* [Records supplied]:
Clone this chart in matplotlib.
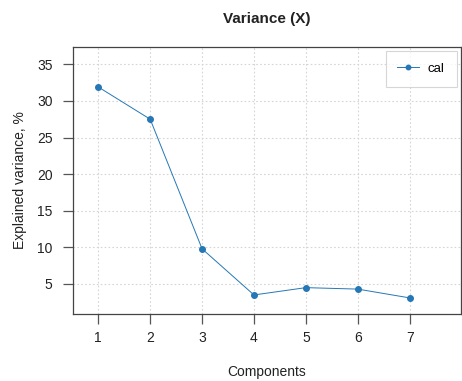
import matplotlib
matplotlib.use("Agg")
import matplotlib.pyplot as plt

plt.rcParams['font.family'] = ['Liberation Sans', 'DejaVu Sans']

components = [1, 2, 3, 4, 5, 6, 7]
cal = [31.9, 27.5, 9.8, 3.5, 4.5, 4.3, 3.1]
yticks = [5, 10, 15, 20, 25, 30, 35]

fig = plt.figure(figsize=(4.62, 3.81), dpi=100)
W, H = 462, 381
left, right, top, bottom = 72.7, 460.5, 47, 314
ax = fig.add_axes([left / W, 1 - bottom / H, (right - left) / W, (bottom - top) / H])

color = '#2577b5'
ax.plot(components, cal, color=color, lw=0.7, marker='o', ms=4, label='cal')

ax.set_xlim(0.507, 7.98)
ax.set_ylim(0.9, 37.36)
ax.set_xticks(components)
ax.set_yticks(yticks)
ax.grid(True, color='#d5d5d5', linestyle=(0, (1.5, 2)), lw=0.8)
ax.set_axisbelow(True)

for s in ax.spines.values():
    s.set_color('#444444')
    s.set_linewidth(0.9)

ax.tick_params(axis='both', direction='out', length=7.5, width=0.9, color='#555555',
               labelsize=10, labelcolor='#222222')
ax.tick_params(axis='x', pad=5)
ax.tick_params(axis='y', pad=7)

ax.set_title('Variance (X)', fontsize=11, fontweight='bold', pad=17, color='#222222')
ax.set_xlabel('Components', fontsize=10, labelpad=14, color='#222222')
ax.set_ylabel('Explained variance, %', fontsize=10, labelpad=7, color='#222222')

leg = ax.legend(loc='upper right', fontsize=9.5, frameon=True, fancybox=False,
                borderaxespad=0.3, handlelength=1.6, borderpad=0.9,
                handletextpad=0.7, markerscale=0.8)
leg.get_frame().set_edgecolor('#cccccc')
leg.get_frame().set_linewidth(0.8)

fig.savefig('out.png', dpi=100)
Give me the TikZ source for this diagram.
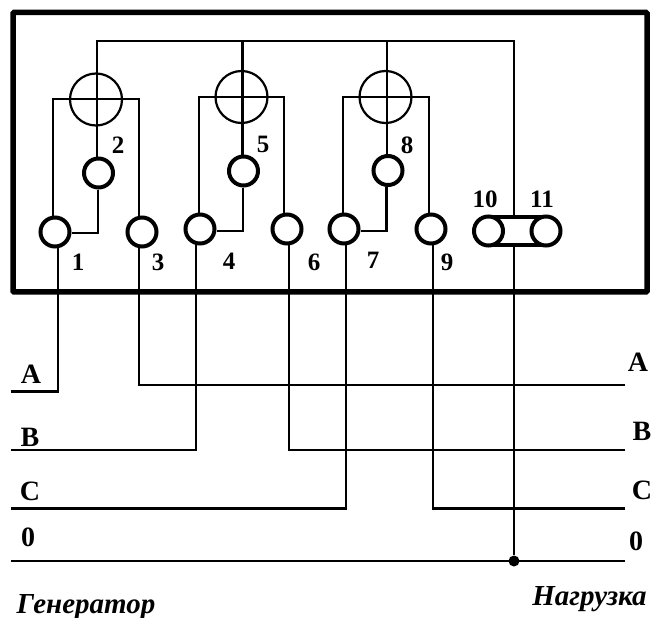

* [Directive]:
All of the entries above should be duplicated exactly, except for the pictures.

* [Task output]:
Clone this chart in matplotlib.
import matplotlib
matplotlib.use("Agg")
import matplotlib.pyplot as plt

plt.rcParams['font.family'] = ['Liberation Sans', 'DejaVu Sans']

components = [1, 2, 3, 4, 5, 6, 7]
cal = [31.9, 27.5, 9.8, 3.5, 4.5, 4.3, 3.1]
yticks = [5, 10, 15, 20, 25, 30, 35]

fig = plt.figure(figsize=(4.62, 3.81), dpi=100)
W, H = 462, 381
left, right, top, bottom = 72.7, 460.5, 47, 314
ax = fig.add_axes([left / W, 1 - bottom / H, (right - left) / W, (bottom - top) / H])

color = '#2577b5'
ax.plot(components, cal, color=color, lw=0.7, marker='o', ms=4, label='cal')

ax.set_xlim(0.507, 7.98)
ax.set_ylim(0.9, 37.36)
ax.set_xticks(components)
ax.set_yticks(yticks)
ax.grid(True, color='#d5d5d5', linestyle=(0, (1.5, 2)), lw=0.8)
ax.set_axisbelow(True)

for s in ax.spines.values():
    s.set_color('#444444')
    s.set_linewidth(0.9)

ax.tick_params(axis='both', direction='out', length=7.5, width=0.9, color='#555555',
               labelsize=10, labelcolor='#222222')
ax.tick_params(axis='x', pad=5)
ax.tick_params(axis='y', pad=7)

ax.set_title('Variance (X)', fontsize=11, fontweight='bold', pad=17, color='#222222')
ax.set_xlabel('Components', fontsize=10, labelpad=14, color='#222222')
ax.set_ylabel('Explained variance, %', fontsize=10, labelpad=7, color='#222222')

leg = ax.legend(loc='upper right', fontsize=9.5, frameon=True, fancybox=False,
                borderaxespad=0.3, handlelength=1.6, borderpad=0.9,
                handletextpad=0.7, markerscale=0.8)
leg.get_frame().set_edgecolor('#cccccc')
leg.get_frame().set_linewidth(0.8)

fig.savefig('out.png', dpi=100)
Give me the TikZ source for this diagram.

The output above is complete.